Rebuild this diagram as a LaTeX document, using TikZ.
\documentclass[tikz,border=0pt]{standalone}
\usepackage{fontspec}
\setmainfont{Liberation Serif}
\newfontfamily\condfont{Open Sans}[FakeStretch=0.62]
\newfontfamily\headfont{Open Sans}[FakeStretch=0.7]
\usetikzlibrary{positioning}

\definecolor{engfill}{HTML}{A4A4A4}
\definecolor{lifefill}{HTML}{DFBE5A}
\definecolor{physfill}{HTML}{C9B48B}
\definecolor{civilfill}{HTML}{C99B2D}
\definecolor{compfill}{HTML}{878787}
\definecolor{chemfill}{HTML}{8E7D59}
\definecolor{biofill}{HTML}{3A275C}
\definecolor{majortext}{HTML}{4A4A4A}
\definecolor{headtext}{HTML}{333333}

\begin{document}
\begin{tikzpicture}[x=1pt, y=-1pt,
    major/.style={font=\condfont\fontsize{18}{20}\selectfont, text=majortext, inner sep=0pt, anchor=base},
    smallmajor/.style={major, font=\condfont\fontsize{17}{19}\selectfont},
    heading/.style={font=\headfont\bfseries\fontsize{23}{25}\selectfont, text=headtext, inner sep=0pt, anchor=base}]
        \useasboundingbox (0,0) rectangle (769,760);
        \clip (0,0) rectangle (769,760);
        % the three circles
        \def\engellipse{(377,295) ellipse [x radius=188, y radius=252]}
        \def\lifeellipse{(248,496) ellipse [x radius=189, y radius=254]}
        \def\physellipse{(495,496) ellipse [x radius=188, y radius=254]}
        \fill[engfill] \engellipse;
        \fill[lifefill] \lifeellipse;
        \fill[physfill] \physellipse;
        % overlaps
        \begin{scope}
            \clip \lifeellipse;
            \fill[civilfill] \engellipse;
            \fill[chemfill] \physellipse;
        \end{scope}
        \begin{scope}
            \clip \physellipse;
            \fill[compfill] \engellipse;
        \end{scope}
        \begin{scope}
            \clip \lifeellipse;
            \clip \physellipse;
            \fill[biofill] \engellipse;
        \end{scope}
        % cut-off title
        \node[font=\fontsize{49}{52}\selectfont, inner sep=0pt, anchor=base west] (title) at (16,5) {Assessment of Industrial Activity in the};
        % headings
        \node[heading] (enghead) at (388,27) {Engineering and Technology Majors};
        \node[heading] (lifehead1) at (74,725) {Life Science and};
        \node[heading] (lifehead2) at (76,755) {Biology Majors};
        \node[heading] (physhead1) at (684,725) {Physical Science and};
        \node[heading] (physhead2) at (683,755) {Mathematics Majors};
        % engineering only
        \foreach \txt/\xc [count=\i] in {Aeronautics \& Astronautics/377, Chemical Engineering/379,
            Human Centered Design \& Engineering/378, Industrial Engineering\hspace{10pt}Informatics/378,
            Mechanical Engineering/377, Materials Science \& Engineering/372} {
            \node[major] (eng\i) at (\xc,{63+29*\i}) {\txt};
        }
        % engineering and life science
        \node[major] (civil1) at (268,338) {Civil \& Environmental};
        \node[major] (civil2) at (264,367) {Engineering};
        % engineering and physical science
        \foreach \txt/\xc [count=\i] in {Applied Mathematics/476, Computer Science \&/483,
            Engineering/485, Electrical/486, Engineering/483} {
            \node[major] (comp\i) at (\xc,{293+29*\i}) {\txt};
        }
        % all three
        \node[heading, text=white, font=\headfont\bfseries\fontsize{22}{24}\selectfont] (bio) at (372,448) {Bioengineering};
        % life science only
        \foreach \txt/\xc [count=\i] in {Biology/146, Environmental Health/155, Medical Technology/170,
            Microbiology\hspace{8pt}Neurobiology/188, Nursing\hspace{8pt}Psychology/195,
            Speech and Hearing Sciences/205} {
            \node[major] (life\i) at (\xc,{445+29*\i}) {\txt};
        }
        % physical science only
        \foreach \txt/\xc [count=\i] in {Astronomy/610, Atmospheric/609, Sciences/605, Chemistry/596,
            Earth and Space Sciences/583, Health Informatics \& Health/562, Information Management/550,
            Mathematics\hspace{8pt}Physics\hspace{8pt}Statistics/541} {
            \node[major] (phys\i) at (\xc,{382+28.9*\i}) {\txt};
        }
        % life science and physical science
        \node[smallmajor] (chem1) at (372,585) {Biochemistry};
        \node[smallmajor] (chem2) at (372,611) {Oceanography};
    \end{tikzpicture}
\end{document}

■ **OBJECTIVE**
Every line above needs to be retyped exactly.

■ **WRITTEN ANSWER**
Rebuild this diagram as a LaTeX document, using TikZ.
\documentclass[tikz,border=0pt]{standalone}
\usepackage{fontspec}
\setmainfont{Liberation Serif}
\newfontfamily\condfont{Open Sans}[FakeStretch=0.62]
\newfontfamily\headfont{Open Sans}[FakeStretch=0.7]
\usetikzlibrary{positioning}

\definecolor{engfill}{HTML}{A4A4A4}
\definecolor{lifefill}{HTML}{DFBE5A}
\definecolor{physfill}{HTML}{C9B48B}
\definecolor{civilfill}{HTML}{C99B2D}
\definecolor{compfill}{HTML}{878787}
\definecolor{chemfill}{HTML}{8E7D59}
\definecolor{biofill}{HTML}{3A275C}
\definecolor{majortext}{HTML}{4A4A4A}
\definecolor{headtext}{HTML}{333333}

\begin{document}
\begin{tikzpicture}[x=1pt, y=-1pt,
    major/.style={font=\condfont\fontsize{18}{20}\selectfont, text=majortext, inner sep=0pt, anchor=base},
    smallmajor/.style={major, font=\condfont\fontsize{17}{19}\selectfont},
    heading/.style={font=\headfont\bfseries\fontsize{23}{25}\selectfont, text=headtext, inner sep=0pt, anchor=base}]
        \useasboundingbox (0,0) rectangle (769,760);
        \clip (0,0) rectangle (769,760);
        % the three circles
        \def\engellipse{(377,295) ellipse [x radius=188, y radius=252]}
        \def\lifeellipse{(248,496) ellipse [x radius=189, y radius=254]}
        \def\physellipse{(495,496) ellipse [x radius=188, y radius=254]}
        \fill[engfill] \engellipse;
        \fill[lifefill] \lifeellipse;
        \fill[physfill] \physellipse;
        % overlaps
        \begin{scope}
            \clip \lifeellipse;
            \fill[civilfill] \engellipse;
            \fill[chemfill] \physellipse;
        \end{scope}
        \begin{scope}
            \clip \physellipse;
            \fill[compfill] \engellipse;
        \end{scope}
        \begin{scope}
            \clip \lifeellipse;
            \clip \physellipse;
            \fill[biofill] \engellipse;
        \end{scope}
        % cut-off title
        \node[font=\fontsize{49}{52}\selectfont, inner sep=0pt, anchor=base west] (title) at (16,5) {Assessment of Industrial Activity in the};
        % headings
        \node[heading] (enghead) at (388,27) {Engineering and Technology Majors};
        \node[heading] (lifehead1) at (74,725) {Life Science and};
        \node[heading] (lifehead2) at (76,755) {Biology Majors};
        \node[heading] (physhead1) at (684,725) {Physical Science and};
        \node[heading] (physhead2) at (683,755) {Mathematics Majors};
        % engineering only
        \foreach \txt/\xc [count=\i] in {Aeronautics \& Astronautics/377, Chemical Engineering/379,
            Human Centered Design \& Engineering/378, Industrial Engineering\hspace{10pt}Informatics/378,
            Mechanical Engineering/377, Materials Science \& Engineering/372} {
            \node[major] (eng\i) at (\xc,{63+29*\i}) {\txt};
        }
        % engineering and life science
        \node[major] (civil1) at (268,338) {Civil \& Environmental};
        \node[major] (civil2) at (264,367) {Engineering};
        % engineering and physical science
        \foreach \txt/\xc [count=\i] in {Applied Mathematics/476, Computer Science \&/483,
            Engineering/485, Electrical/486, Engineering/483} {
            \node[major] (comp\i) at (\xc,{293+29*\i}) {\txt};
        }
        % all three
        \node[heading, text=white, font=\headfont\bfseries\fontsize{22}{24}\selectfont] (bio) at (372,448) {Bioengineering};
        % life science only
        \foreach \txt/\xc [count=\i] in {Biology/146, Environmental Health/155, Medical Technology/170,
            Microbiology\hspace{8pt}Neurobiology/188, Nursing\hspace{8pt}Psychology/195,
            Speech and Hearing Sciences/205} {
            \node[major] (life\i) at (\xc,{445+29*\i}) {\txt};
        }
        % physical science only
        \foreach \txt/\xc [count=\i] in {Astronomy/610, Atmospheric/609, Sciences/605, Chemistry/596,
            Earth and Space Sciences/583, Health Informatics \& Health/562, Information Management/550,
            Mathematics\hspace{8pt}Physics\hspace{8pt}Statistics/541} {
            \node[major] (phys\i) at (\xc,{382+28.9*\i}) {\txt};
        }
        % life science and physical science
        \node[smallmajor] (chem1) at (372,585) {Biochemistry};
        \node[smallmajor] (chem2) at (372,611) {Oceanography};
    \end{tikzpicture}
\end{document}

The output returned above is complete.